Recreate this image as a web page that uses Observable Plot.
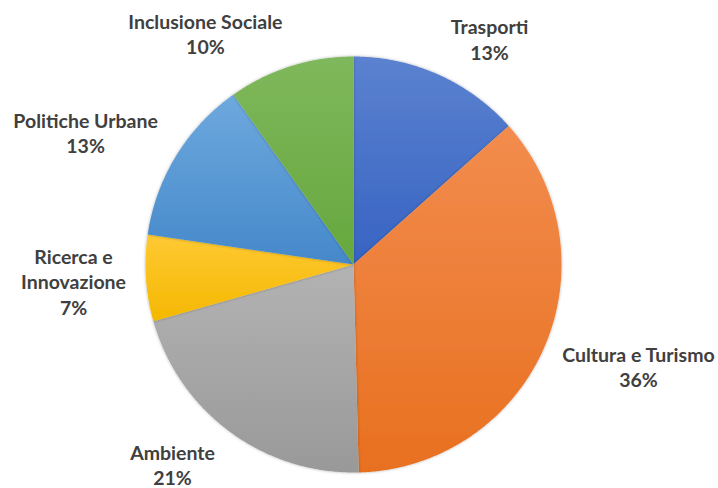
<!DOCTYPE html>
<html>
<head>
<meta charset="utf-8">
<script src="https://cdn.jsdelivr.net/npm/d3@7"></script>
<script src="https://cdn.jsdelivr.net/npm/@observablehq/plot@0.6"></script>
<style>
  html, body { margin: 0; padding: 0; background: #ffffff; }
  #chart { width: 718px; height: 488px; }
</style>
</head>
<body>
<div id="chart"></div>
<script>
// ---- data ----
const categories = ["Trasporti", "Cultura e Turismo", "Ambiente", "Ricerca e Innovazione", "Politiche Urbane", "Inclusione Sociale"];
const labelLines = ["Trasporti", "Cultura e Turismo", "Ambiente", "Ricerca e\nInnovazione", "Politiche Urbane", "Inclusione Sociale"];
const values = [13.4, 36.2, 21.0, 6.7, 12.9, 9.8];
const colorTop = ["#5b82d0", "#f28c4e", "#b3b3b3", "#ffc934", "#6ea9de", "#7fb85c"];
const colorBottom = ["#3763c2", "#e8701f", "#999999", "#f4b800", "#4588ca", "#66a73d"];
// label block centres, in pie-radius units
const labelX = [0.654, 1.370, -0.870, -1.346, -1.288, -0.712];
const labelY = [1.084, -0.490, -0.960, -0.079, 0.635, 1.111];

// ---- layout ----
const W = 718, H = 488, cx = 353, cy = 264, R = 208;

const total = d3.sum(values);
let acc = 0;
const slices = values.map((v, i) => {
  const a0 = acc / total * 2 * Math.PI;
  acc += v;
  const a1 = acc / total * 2 * Math.PI;
  const pts = [{x: 0, y: 0}];
  const n = Math.max(2, Math.ceil((a1 - a0) / (Math.PI / 360)));
  for (let k = 0; k <= n; k++) {
    const a = a0 + (a1 - a0) * k / n;
    pts.push({x: Math.sin(a), y: Math.cos(a)});
  }
  pts.push({x: 0, y: 0});
  return {i, pts};
});

const labels = categories.map((c, i) => ({
  text: labelLines[i] + "\n" + Math.round(values[i] / total * 100) + "%",
  x: labelX[i],
  y: labelY[i]
}));

const svg = Plot.plot({
  width: W,
  height: H,
  margin: 0,
  style: {background: "#ffffff", overflow: "visible"},
  x: {domain: [-1, 1], range: [cx - R, cx + R], axis: null},
  y: {domain: [-1, 1], range: [cy + R, cy - R], axis: null},
  marks: [
    ...slices.map(s => Plot.line(s.pts, {
      x: "x", y: "y",
      fill: `url(#grad${s.i})`,
      stroke: "none",
      curve: "linear"
    })),
    Plot.text(labels, {
      x: "x", y: "y", text: "text",
      fontFamily: "Lato, 'Open Sans', sans-serif",
      fontWeight: "bold",
      fontSize: 19.5,
      lineHeight: 1.31,
      fill: "#404040",
      textAnchor: "middle",
      lineAnchor: "middle"
    })
  ]
});

const sel = d3.select(svg);
const defs = sel.insert("defs", ":first-child");
colorTop.forEach((c, i) => {
  const g = defs.append("linearGradient")
    .attr("id", `grad${i}`)
    .attr("x1", 0).attr("y1", 0).attr("x2", 0).attr("y2", 1);
  g.append("stop").attr("offset", "0%").attr("stop-color", c);
  g.append("stop").attr("offset", "100%").attr("stop-color", colorBottom[i]);
});
const f = defs.append("filter").attr("id", "soft")
  .attr("x", "-10%").attr("y", "-10%").attr("width", "120%").attr("height", "120%");
f.append("feDropShadow").attr("dx", 0).attr("dy", 0)
  .attr("stdDeviation", 1.6).attr("flood-color", "#000").attr("flood-opacity", 0.3);
sel.selectAll("g[aria-label='line']").attr("filter", "url(#soft)");

document.getElementById("chart").appendChild(svg);
</script>
</body>
</html>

• _What to work on_
Images in the data above are to be skipped. Retype all other material exactly.

• _Task response_
Recreate this image as a web page that uses Observable Plot.
<!DOCTYPE html>
<html>
<head>
<meta charset="utf-8">
<script src="https://cdn.jsdelivr.net/npm/d3@7"></script>
<script src="https://cdn.jsdelivr.net/npm/@observablehq/plot@0.6"></script>
<style>
  html, body { margin: 0; padding: 0; background: #ffffff; }
  #chart { width: 718px; height: 488px; }
</style>
</head>
<body>
<div id="chart"></div>
<script>
// ---- data ----
const categories = ["Trasporti", "Cultura e Turismo", "Ambiente", "Ricerca e Innovazione", "Politiche Urbane", "Inclusione Sociale"];
const labelLines = ["Trasporti", "Cultura e Turismo", "Ambiente", "Ricerca e\nInnovazione", "Politiche Urbane", "Inclusione Sociale"];
const values = [13.4, 36.2, 21.0, 6.7, 12.9, 9.8];
const colorTop = ["#5b82d0", "#f28c4e", "#b3b3b3", "#ffc934", "#6ea9de", "#7fb85c"];
const colorBottom = ["#3763c2", "#e8701f", "#999999", "#f4b800", "#4588ca", "#66a73d"];
// label block centres, in pie-radius units
const labelX = [0.654, 1.370, -0.870, -1.346, -1.288, -0.712];
const labelY = [1.084, -0.490, -0.960, -0.079, 0.635, 1.111];

// ---- layout ----
const W = 718, H = 488, cx = 353, cy = 264, R = 208;

const total = d3.sum(values);
let acc = 0;
const slices = values.map((v, i) => {
  const a0 = acc / total * 2 * Math.PI;
  acc += v;
  const a1 = acc / total * 2 * Math.PI;
  const pts = [{x: 0, y: 0}];
  const n = Math.max(2, Math.ceil((a1 - a0) / (Math.PI / 360)));
  for (let k = 0; k <= n; k++) {
    const a = a0 + (a1 - a0) * k / n;
    pts.push({x: Math.sin(a), y: Math.cos(a)});
  }
  pts.push({x: 0, y: 0});
  return {i, pts};
});

const labels = categories.map((c, i) => ({
  text: labelLines[i] + "\n" + Math.round(values[i] / total * 100) + "%",
  x: labelX[i],
  y: labelY[i]
}));

const svg = Plot.plot({
  width: W,
  height: H,
  margin: 0,
  style: {background: "#ffffff", overflow: "visible"},
  x: {domain: [-1, 1], range: [cx - R, cx + R], axis: null},
  y: {domain: [-1, 1], range: [cy + R, cy - R], axis: null},
  marks: [
    ...slices.map(s => Plot.line(s.pts, {
      x: "x", y: "y",
      fill: `url(#grad${s.i})`,
      stroke: "none",
      curve: "linear"
    })),
    Plot.text(labels, {
      x: "x", y: "y", text: "text",
      fontFamily: "Lato, 'Open Sans', sans-serif",
      fontWeight: "bold",
      fontSize: 19.5,
      lineHeight: 1.31,
      fill: "#404040",
      textAnchor: "middle",
      lineAnchor: "middle"
    })
  ]
});

const sel = d3.select(svg);
const defs = sel.insert("defs", ":first-child");
colorTop.forEach((c, i) => {
  const g = defs.append("linearGradient")
    .attr("id", `grad${i}`)
    .attr("x1", 0).attr("y1", 0).attr("x2", 0).attr("y2", 1);
  g.append("stop").attr("offset", "0%").attr("stop-color", c);
  g.append("stop").attr("offset", "100%").attr("stop-color", colorBottom[i]);
});
const f = defs.append("filter").attr("id", "soft")
  .attr("x", "-10%").attr("y", "-10%").attr("width", "120%").attr("height", "120%");
f.append("feDropShadow").attr("dx", 0).attr("dy", 0)
  .attr("stdDeviation", 1.6).attr("flood-color", "#000").attr("flood-opacity", 0.3);
sel.selectAll("g[aria-label='line']").attr("filter", "url(#soft)");

document.getElementById("chart").appendChild(svg);
</script>
</body>
</html>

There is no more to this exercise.